[Dataset records]
[Begin]

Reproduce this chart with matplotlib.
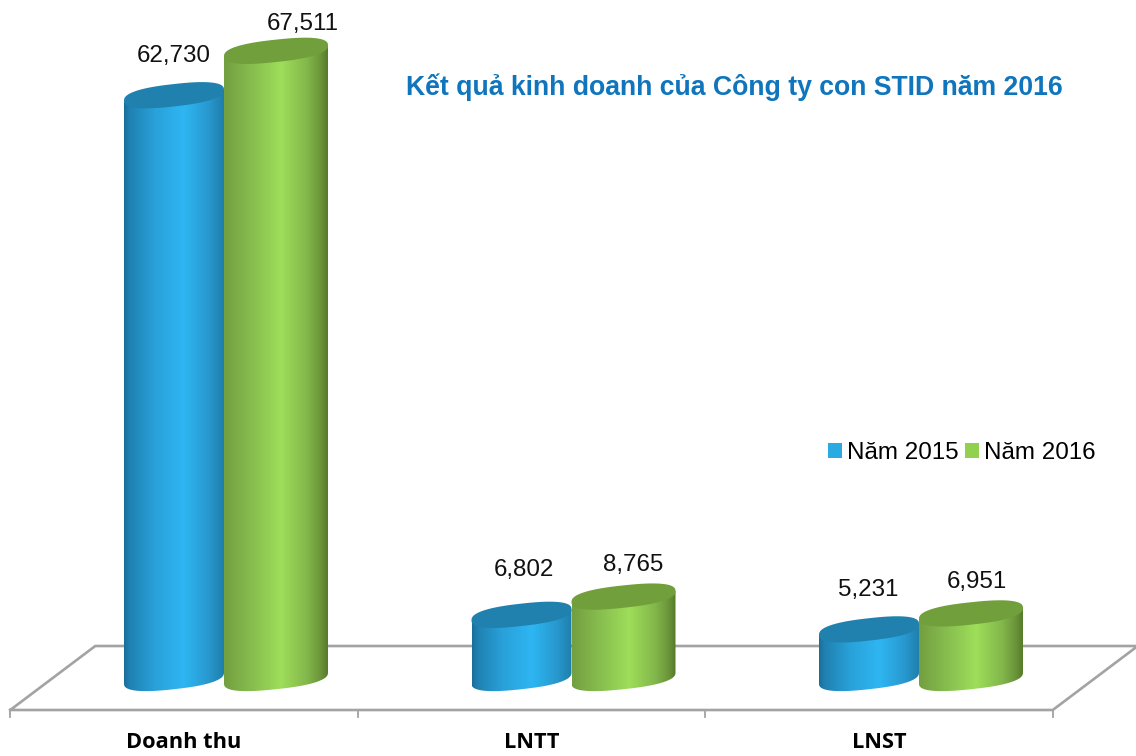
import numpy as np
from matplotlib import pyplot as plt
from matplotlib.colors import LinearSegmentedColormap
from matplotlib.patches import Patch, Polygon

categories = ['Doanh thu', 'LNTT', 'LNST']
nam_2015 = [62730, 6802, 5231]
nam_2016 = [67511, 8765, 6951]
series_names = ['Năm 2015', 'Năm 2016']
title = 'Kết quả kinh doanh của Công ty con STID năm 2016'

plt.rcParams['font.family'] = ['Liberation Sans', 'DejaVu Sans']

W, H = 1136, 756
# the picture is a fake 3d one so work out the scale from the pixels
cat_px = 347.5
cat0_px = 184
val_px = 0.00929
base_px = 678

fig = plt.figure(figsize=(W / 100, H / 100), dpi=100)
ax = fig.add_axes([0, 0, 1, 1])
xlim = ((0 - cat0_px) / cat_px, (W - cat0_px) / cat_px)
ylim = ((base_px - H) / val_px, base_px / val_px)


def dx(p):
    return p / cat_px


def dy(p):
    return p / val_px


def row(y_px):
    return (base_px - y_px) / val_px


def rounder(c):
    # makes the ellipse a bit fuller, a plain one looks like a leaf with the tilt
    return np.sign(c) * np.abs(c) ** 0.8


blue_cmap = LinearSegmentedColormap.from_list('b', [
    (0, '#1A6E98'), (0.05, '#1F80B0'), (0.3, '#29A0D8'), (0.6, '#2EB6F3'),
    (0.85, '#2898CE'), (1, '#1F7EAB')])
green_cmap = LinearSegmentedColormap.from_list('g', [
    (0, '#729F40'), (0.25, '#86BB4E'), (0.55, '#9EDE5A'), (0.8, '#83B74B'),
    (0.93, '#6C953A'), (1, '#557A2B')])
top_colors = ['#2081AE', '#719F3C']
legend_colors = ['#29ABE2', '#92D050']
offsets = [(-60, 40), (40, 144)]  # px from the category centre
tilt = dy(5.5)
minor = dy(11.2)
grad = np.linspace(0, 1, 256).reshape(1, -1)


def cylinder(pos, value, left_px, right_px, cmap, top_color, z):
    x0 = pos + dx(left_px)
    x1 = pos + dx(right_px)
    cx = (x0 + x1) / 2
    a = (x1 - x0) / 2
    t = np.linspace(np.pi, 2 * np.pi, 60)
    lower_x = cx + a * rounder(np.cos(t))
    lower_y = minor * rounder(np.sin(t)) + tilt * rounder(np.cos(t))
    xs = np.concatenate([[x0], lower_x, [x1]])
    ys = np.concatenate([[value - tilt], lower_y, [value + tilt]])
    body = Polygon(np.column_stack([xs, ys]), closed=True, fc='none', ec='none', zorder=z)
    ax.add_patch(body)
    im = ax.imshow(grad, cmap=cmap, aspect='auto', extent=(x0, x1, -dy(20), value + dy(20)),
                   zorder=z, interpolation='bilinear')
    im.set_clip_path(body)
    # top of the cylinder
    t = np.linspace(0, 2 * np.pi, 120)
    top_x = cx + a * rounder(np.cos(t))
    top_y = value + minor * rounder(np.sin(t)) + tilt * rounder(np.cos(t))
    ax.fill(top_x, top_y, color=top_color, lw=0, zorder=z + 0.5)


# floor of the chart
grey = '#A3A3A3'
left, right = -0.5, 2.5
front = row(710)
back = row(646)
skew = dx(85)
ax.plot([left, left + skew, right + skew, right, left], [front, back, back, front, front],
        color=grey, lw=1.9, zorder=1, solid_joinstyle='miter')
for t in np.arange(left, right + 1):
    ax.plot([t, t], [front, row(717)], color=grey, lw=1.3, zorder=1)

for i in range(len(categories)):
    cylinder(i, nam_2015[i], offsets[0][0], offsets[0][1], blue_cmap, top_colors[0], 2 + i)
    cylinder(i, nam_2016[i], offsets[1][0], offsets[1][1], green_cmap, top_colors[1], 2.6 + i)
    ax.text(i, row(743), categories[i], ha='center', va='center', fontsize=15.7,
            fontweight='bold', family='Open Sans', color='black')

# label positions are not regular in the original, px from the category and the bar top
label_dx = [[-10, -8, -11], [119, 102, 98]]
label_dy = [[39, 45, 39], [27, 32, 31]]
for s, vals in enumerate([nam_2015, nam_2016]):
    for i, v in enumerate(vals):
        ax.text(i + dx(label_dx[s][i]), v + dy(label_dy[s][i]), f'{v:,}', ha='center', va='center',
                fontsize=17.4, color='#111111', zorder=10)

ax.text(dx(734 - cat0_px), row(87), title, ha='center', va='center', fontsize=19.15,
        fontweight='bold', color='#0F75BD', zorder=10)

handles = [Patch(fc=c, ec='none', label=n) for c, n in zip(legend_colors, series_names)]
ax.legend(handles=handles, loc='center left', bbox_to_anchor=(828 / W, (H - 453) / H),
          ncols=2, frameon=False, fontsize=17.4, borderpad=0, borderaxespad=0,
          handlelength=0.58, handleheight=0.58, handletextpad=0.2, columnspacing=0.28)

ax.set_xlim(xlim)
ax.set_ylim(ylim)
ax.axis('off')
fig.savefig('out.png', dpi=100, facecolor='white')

[End]
[Begin]

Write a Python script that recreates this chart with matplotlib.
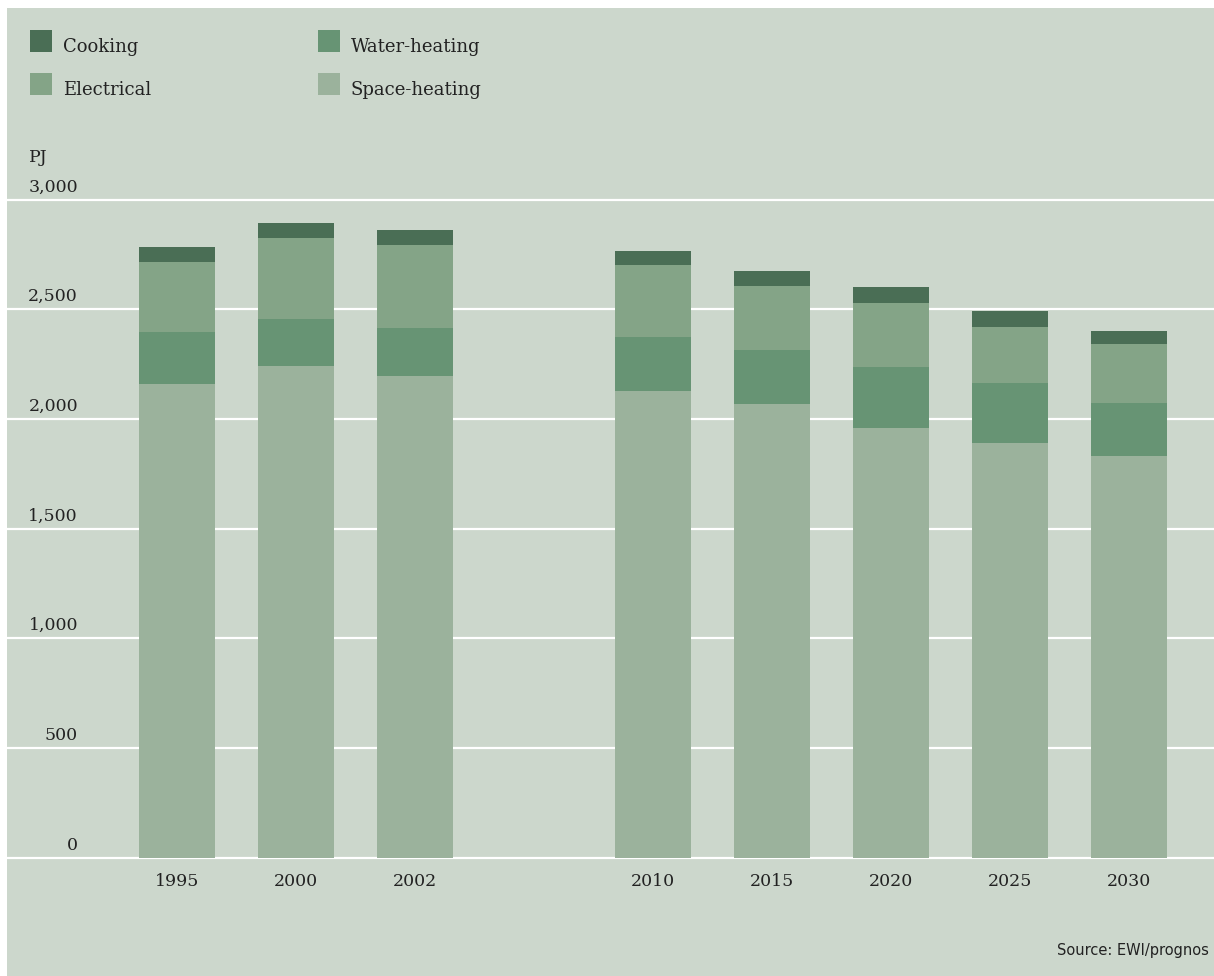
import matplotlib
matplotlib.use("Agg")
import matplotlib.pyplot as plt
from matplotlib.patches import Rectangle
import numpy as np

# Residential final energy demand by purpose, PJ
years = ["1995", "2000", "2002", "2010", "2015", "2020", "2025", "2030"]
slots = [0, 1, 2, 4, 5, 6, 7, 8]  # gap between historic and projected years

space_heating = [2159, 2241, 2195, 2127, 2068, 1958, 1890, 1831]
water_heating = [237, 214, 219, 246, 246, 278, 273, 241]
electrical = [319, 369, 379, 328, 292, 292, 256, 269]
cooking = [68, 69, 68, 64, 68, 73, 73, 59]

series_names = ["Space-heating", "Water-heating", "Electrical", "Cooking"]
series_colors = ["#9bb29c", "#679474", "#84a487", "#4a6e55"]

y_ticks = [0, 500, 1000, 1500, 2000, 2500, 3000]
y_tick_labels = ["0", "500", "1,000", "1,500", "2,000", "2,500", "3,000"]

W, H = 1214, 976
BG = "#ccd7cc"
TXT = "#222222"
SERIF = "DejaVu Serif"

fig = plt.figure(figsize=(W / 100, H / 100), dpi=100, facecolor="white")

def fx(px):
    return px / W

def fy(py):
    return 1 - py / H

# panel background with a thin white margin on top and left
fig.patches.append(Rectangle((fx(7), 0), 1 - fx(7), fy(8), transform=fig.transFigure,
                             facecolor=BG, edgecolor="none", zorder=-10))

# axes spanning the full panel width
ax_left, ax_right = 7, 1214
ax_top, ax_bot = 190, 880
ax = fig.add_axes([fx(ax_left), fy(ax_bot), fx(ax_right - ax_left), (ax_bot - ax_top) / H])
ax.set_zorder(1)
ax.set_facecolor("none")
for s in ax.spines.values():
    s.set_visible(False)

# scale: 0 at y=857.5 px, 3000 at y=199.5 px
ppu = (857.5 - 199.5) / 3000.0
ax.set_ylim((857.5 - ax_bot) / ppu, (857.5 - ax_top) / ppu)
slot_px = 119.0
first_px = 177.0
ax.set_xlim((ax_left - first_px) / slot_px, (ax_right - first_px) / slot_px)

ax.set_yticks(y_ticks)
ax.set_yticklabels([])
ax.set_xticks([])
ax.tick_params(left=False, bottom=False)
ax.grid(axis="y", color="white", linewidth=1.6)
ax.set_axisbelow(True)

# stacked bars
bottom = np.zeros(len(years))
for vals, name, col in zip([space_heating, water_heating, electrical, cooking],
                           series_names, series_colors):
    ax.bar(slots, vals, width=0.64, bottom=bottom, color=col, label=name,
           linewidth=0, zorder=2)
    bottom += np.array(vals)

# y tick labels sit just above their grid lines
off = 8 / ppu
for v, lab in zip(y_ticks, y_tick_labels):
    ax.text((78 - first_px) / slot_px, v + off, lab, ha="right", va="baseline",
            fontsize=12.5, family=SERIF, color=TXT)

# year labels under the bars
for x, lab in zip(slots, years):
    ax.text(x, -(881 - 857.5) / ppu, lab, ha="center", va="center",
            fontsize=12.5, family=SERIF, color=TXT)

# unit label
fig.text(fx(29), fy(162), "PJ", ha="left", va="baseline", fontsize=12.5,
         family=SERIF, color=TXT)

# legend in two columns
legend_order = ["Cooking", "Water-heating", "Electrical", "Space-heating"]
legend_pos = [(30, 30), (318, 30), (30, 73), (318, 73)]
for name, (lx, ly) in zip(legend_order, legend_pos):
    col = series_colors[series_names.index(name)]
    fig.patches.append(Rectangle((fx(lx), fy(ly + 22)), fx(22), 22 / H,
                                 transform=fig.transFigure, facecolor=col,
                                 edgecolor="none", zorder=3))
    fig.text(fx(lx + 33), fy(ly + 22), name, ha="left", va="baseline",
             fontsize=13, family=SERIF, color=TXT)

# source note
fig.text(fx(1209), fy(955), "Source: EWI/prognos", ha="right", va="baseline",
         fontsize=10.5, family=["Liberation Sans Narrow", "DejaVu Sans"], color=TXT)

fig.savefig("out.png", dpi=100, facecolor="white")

[End]
[Begin]

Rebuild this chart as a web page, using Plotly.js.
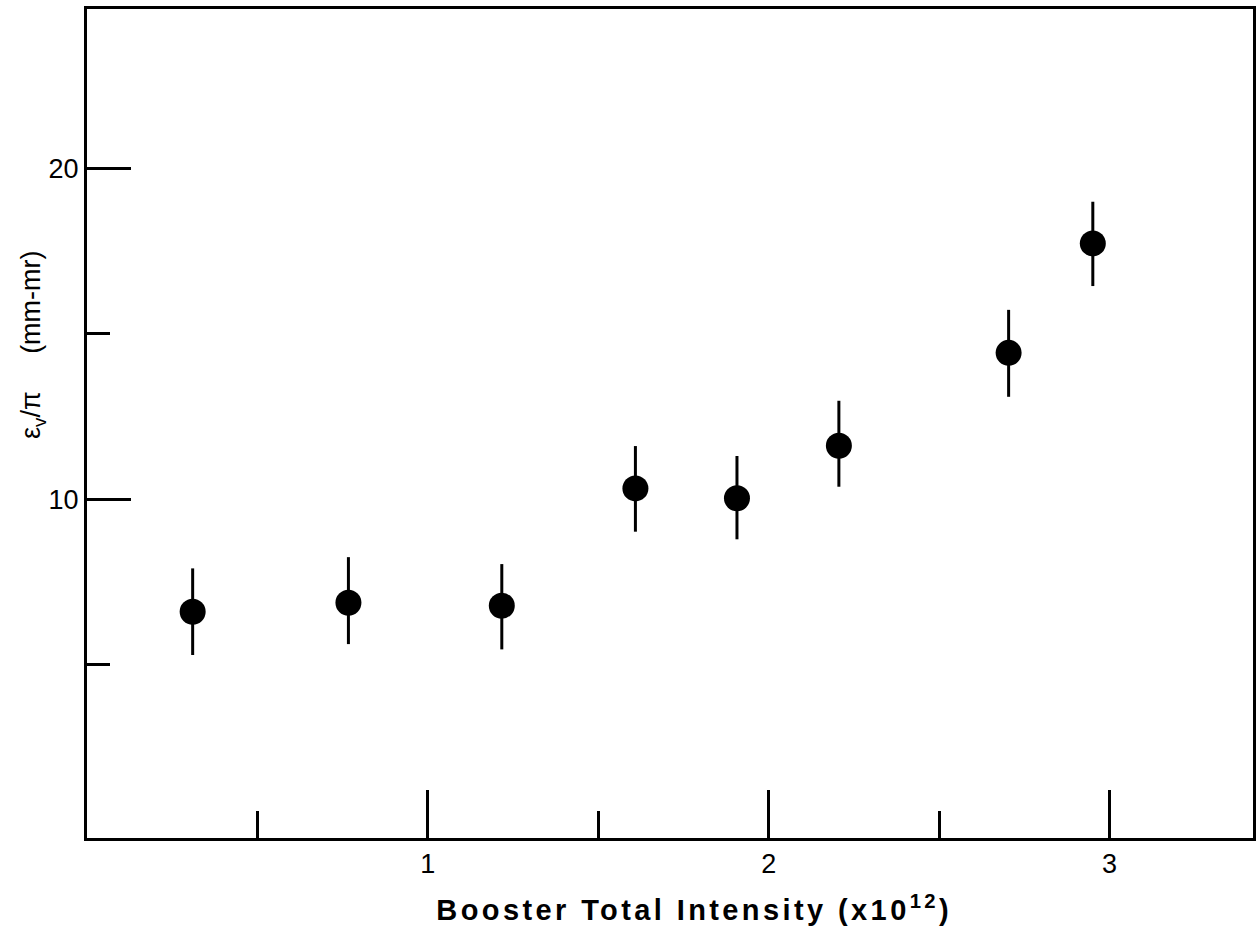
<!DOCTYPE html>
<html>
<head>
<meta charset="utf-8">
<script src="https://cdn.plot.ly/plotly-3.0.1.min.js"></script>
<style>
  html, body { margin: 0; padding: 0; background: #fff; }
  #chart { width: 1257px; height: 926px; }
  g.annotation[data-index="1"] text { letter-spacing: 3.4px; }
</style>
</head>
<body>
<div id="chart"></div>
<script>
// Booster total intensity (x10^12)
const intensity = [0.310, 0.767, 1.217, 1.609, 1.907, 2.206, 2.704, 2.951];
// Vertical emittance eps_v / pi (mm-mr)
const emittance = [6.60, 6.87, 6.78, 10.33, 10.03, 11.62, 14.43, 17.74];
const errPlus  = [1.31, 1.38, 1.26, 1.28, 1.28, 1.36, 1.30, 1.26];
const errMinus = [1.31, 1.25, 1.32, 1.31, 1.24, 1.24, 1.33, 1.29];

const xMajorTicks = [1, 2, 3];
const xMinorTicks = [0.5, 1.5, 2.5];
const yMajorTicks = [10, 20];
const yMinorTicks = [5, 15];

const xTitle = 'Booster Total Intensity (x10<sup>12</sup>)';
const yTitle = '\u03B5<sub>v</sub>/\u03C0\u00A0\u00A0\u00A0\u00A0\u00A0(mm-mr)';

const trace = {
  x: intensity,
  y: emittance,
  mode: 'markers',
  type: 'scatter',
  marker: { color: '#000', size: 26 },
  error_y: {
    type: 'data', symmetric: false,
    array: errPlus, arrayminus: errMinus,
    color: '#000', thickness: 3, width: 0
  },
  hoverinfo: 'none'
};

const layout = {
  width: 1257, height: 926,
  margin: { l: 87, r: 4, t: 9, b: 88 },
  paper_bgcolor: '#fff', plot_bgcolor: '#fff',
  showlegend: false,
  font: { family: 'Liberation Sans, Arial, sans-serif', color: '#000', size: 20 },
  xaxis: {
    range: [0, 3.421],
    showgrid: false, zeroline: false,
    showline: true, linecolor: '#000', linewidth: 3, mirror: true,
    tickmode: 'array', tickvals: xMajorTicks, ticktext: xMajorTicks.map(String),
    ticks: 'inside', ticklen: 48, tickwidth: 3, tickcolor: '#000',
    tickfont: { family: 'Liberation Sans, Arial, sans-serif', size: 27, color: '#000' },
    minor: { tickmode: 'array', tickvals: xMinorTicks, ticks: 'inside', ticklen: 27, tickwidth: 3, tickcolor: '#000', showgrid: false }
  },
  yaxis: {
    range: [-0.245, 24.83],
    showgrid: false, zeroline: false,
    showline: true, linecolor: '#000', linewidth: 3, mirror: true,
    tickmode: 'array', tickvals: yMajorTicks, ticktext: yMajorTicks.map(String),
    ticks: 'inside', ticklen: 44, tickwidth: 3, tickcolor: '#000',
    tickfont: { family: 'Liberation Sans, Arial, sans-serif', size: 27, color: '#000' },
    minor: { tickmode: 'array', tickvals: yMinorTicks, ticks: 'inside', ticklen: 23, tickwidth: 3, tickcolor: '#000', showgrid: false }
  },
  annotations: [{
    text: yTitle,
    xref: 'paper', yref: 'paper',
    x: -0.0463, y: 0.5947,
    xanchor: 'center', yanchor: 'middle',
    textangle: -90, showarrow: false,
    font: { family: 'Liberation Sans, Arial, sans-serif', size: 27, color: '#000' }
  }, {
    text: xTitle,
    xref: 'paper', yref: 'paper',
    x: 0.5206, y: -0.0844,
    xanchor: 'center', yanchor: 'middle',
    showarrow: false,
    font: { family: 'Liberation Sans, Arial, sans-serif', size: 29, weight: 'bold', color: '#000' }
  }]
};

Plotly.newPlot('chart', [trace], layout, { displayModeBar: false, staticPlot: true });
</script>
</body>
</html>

[End]

YOUR INSTRUCTIONS>
Write out exactly the lines from the one that has "Reproduce this chart with matplotlib." down to the one that has "base_px = 678", including both. Pictures stay out of the copy.

FINAL RESULT>
Reproduce this chart with matplotlib.
import numpy as np
from matplotlib import pyplot as plt
from matplotlib.colors import LinearSegmentedColormap
from matplotlib.patches import Patch, Polygon

categories = ['Doanh thu', 'LNTT', 'LNST']
nam_2015 = [62730, 6802, 5231]
nam_2016 = [67511, 8765, 6951]
series_names = ['Năm 2015', 'Năm 2016']
title = 'Kết quả kinh doanh của Công ty con STID năm 2016'

plt.rcParams['font.family'] = ['Liberation Sans', 'DejaVu Sans']

W, H = 1136, 756
# the picture is a fake 3d one so work out the scale from the pixels
cat_px = 347.5
cat0_px = 184
val_px = 0.00929
base_px = 678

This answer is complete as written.